Divide and Conquer

** Due:** Thursday, November 13

** Goals:**

- Introduce you to divide-and-conquer parallelism.
- Learn to write a parallel algorithm from scratch rather than
modifying a serial code.
- Create and free MPI communicators on the fly.

** Background:**

Impressed by your bugling elk simulations, the Lincoln County Ranchers
Association (LCRA) has funneled serious grant money into your
department. Your advisor sees the light and decides to change the
direction of your research. With a government subsidy, the LCRA has
set up infrared monitoring stations around the perimeter of the Gila
which detect whenever an elk leaves the safe haven of the Gila and
laser tattoos it with a unique ID number. Periodically these
monitoring computers must communicate and sort their data so that ID
numbers can be handed out to LCRA members for their weekly
``park-and-poach'' activity. The LCRA wants you to write a portable
MPI code for this purpose which they will own and can license to other
conservation-minded groups around the country. While skeptical that
this really qualifies as cutting-edge environmental research, as a
maturing graduate student, you recognize the need to satisfy paying
customers.

** Assignment:**

You will write a parallel program to sort a set of numerical values. To make life easier you may assume that no two values are identical. Initially, each processor owns an equal fraction of the values. When your program is finished, each processor will own a sorted subset of values: that is, processor 0 will own the lowest few values, processor 1 the next few, and so on. Each processor will also sort its owned subset so that in aggregate, the entire list is in sorted order. To perform the sort, you should implement the parallel divide-and-conquer variant of quicksort presented in class: divide the data into two subsets of low and high values on two subgroups of processors by finding a median, then recurse within each subgroup. To simplify your task, you can assume that the number of processors is a power-of-two.

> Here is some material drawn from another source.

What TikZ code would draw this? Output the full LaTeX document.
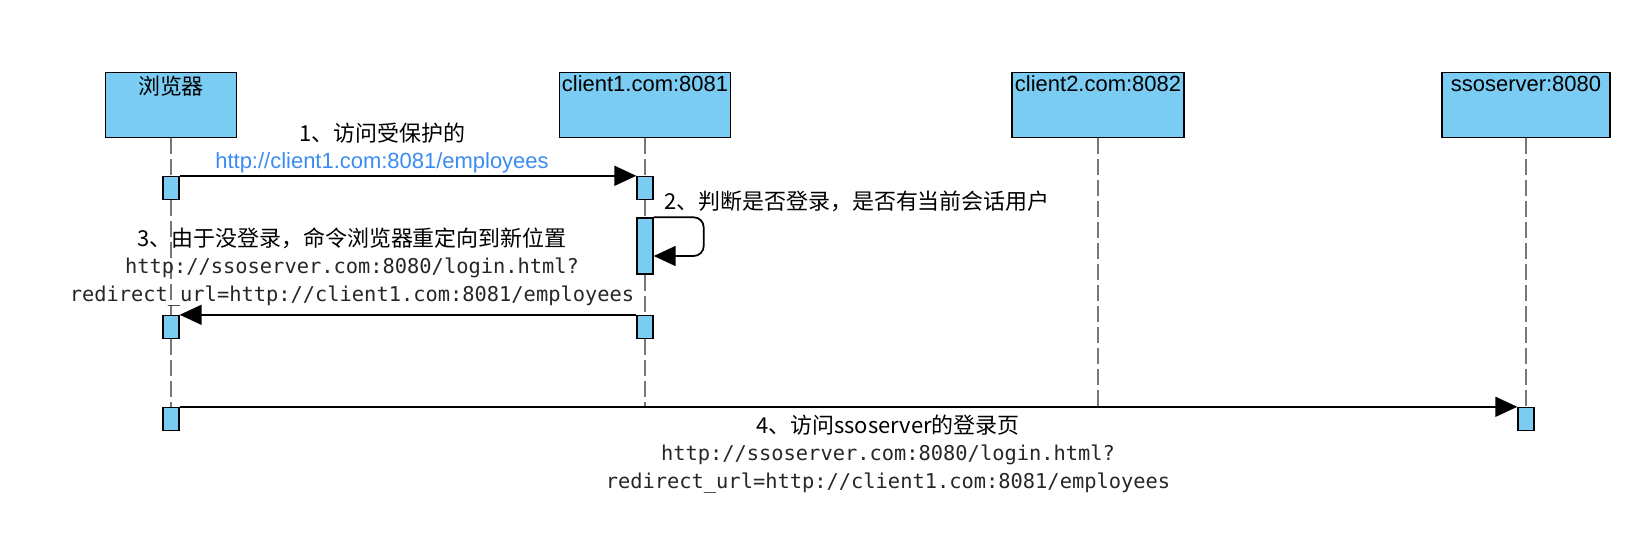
\documentclass[tikz,border=0pt]{standalone}
\usepackage{fontspec}
\setmainfont{Liberation Sans}
\setmonofont{DejaVu Sans Mono}
\newfontfamily\cjk{Noto Sans CJK SC}
\usetikzlibrary{arrows.meta}

\definecolor{lifeblue}{HTML}{7ACCF2}
\definecolor{lifegray}{HTML}{777777}
\definecolor{urlblue}{HTML}{3A8CF2}
\definecolor{urlgray}{HTML}{262626}
\newcommand{\urlfont}{\fontsize{11.6}{15.5}\selectfont\ttfamily\color{urlgray}}

\begin{document}
\begin{tikzpicture}[x=0.02cm, y=-0.02cm,
    box/.style={rectangle, draw=black, thick, fill=lifeblue, minimum height=1.3cm},
    boxhead/.style={anchor=north, inner sep=2pt, font=\fontsize{12.5}{15}\selectfont},
    act/.style={rectangle, draw=black, thick, fill=lifeblue, minimum width=0.32cm,
                minimum height=0.46cm, inner sep=0pt},
    life/.style={draw=lifegray, line width=1.5pt, dash pattern=on 0.32cm off 0.1cm},
    line/.style={-{Triangle[length=0.44cm, width=0.4cm]}, line width=1pt},
    txt/.style={align=center, font=\fontsize{12.5}{15.5}\selectfont},
  ]
  \useasboundingbox (0,0) rectangle (1633,555);

  \node[box, minimum width=2.62cm, label={[boxhead]north:{\cjk 浏览器}}] (browser) at (171, 105) {};
  \node[box, minimum width=3.42cm, label={[boxhead]north:{client1.com:8081}}] (client1) at (645, 105) {};
  \node[box, minimum width=3.44cm, label={[boxhead]north:{client2.com:8082}}] (client2) at (1098, 105) {};
  \node[box, minimum width=3.36cm, label={[boxhead]north:{ssoserver:8080}}] (sso) at (1526, 105) {};

  % activations
  \node[act] (b1)  at (171, 188) {};
  \node[act] (c1a) at (645, 188) {};
  \node[act, minimum height=1.12cm] (c1b) at (645, 246) {};
  \node[act] (b3)  at (171, 327) {};
  \node[act] (c1c) at (645, 327) {};
  \node[act] (b4)  at (171, 419) {};
  \node[act] (s4)  at (1526, 419) {};
  \coordinate (c1end) at (645, 406);
  \coordinate (c2end) at (1098, 406);

  % lifelines
  \draw[life] (browser) -- (b1);
  \draw[life] (b1) -- (b3);
  \draw[life] (b3) -- (b4);
  \draw[life] (client1) -- (c1a);
  \draw[life] (c1a) -- (c1b);
  \draw[life] (c1b) -- (c1c);
  \draw[life] (c1c) -- (c1end);
  \draw[life] (client2) -- (c2end);
  \draw[life] (sso) -- (s4);

  % messages
  \draw[line] (b1.north east) -- (c1a.north west);
  \draw[line, rounded corners=0.2cm] (c1b.north east) -- ++(50,0) |- ([yshift=-0.2cm]c1b.east);
  \draw[line] (c1c.north west) -- (b3.north east);
  \draw[line] (b4.north east) -- (s4.north west);

  \node[txt] (m1) at (382, 148) {{\cjk 1、访问受保护的}\\{\color{urlblue}http://client1.com:8081/employees}};
  \node[txt, anchor=west] (m2) at (658, 201) {\cjk 2、判断是否登录，是否有当前会话用户};
  \node[txt] (m3) at (352, 267) {{\cjk 3、由于没登录，命令浏览器重定向到新位置}\\
    {\urlfont http://ssoserver.com:8080/login.html?}\\
    {\urlfont redirect\_url=http://client1.com:8081/employees}};
  \node[txt] (m4) at (888, 454) {{\cjk 4、访问ssoserver的登录页}\\
    {\urlfont http://ssoserver.com:8080/login.html?}\\
    {\urlfont redirect\_url=http://client1.com:8081/employees}};

\end{tikzpicture}
\end{document}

Input to your program will consist of the number of values to sort (N), a random number seed (SEED) used to generate the list of values, and an index (M) of the value to output. Your code should run correctly for any N on any power-of-two processors P, including the case where P > N. The output of your code is the Mth value in the sorted list and a simple ``check-sum'' calculation on the sorted values which is more easily described in the code itself. For both of these outputs you will find the MPI_Scan function useful. Your parallel code should also include the following features: computation of the CPU time for the sort (not including initialization of the random values), creation and freeing of MPI communicators, use of asynchronous receives and waits for exchanging large sets of values between processors, and safeguards to insure that the exchanged data does not overflow allocated memory.

You should start with a sequential Fortran
or C program which performs this task.

** What you hand in:**

- A program listing of your code.
- Some evidence (you decide on the input/output) that your code
runs correctly even when P > N, including when P > 2N.
- A 2-d table of results for a series of runs, all with SEED =
123456 and M = N/5. The table columns should be for varying
N by powers of 10 and should have at least 4 columns
(100,1000,10000,100000), more if you wish. The table rows
should be for varying P and should have at least 4 rows
including P=1. For example, P = 1,2,4,8 on cochiti or P =
1,8,64,256 on the nCUBE. Each ``entry'' in the table should
contain the CPU time for the sort, the Mth sorted value, the
checksum result, the overall speed-up, and parallel efficiency.
For example, here is the table with just one row, running the
serial code on the Intel Paragon:
P=1 N = 100 N = 1000 N = 10000 N = 100000 CPU (secs) 3.44E-4 5.20E-3 8.25E-2 1.28 Mth 0.19539653 0.19475528 0.19816056 0.20036508 Checksum 32.757375 329.27865 3314.1820 33329.805 Speed-Up 1.0 1.0 1.0 1.0 Efficiency 1.0 1.0 1.0 1.0 Be sure to include at least 8 digits of precision in the Mth value and checksum entries so that we can verify that your code is correct. Comment on the performance trends you see in the table for one-processor, fixed-size, and scaled-size problems. In other words, tell us why you think the numbers show what they do. Note: there are several scaling issues here, so you need to give more thought to this than in past assignments.

- Brief (!) answers to the Open Questions below.

** Open Questions:**

- With this algorithm, at an intermediate stage the number of
values owned by a particular processor can be different than
N/P. Can you bound this number so you can safely pre-allocate
memory? How could this problem be avoided altogether?
- Would your program work if the data to be sorted contained
duplicate values? What about the degenerate case where all the
values are the same? What part(s) of your algorithm would need
to be carefully constructed to avoid problems with this kind of
data?
- How would you need to change your program to make it work when
P is not a power-of-two?
- (Optional) How can the laser-tattoo system distinguish elk from
hikers, Greenpeace activists and members of the LCRA?
- (Optional) What can the LCRA do to enhance its odds of winning the annual Friend-of-Bambi award from the Sierra Club?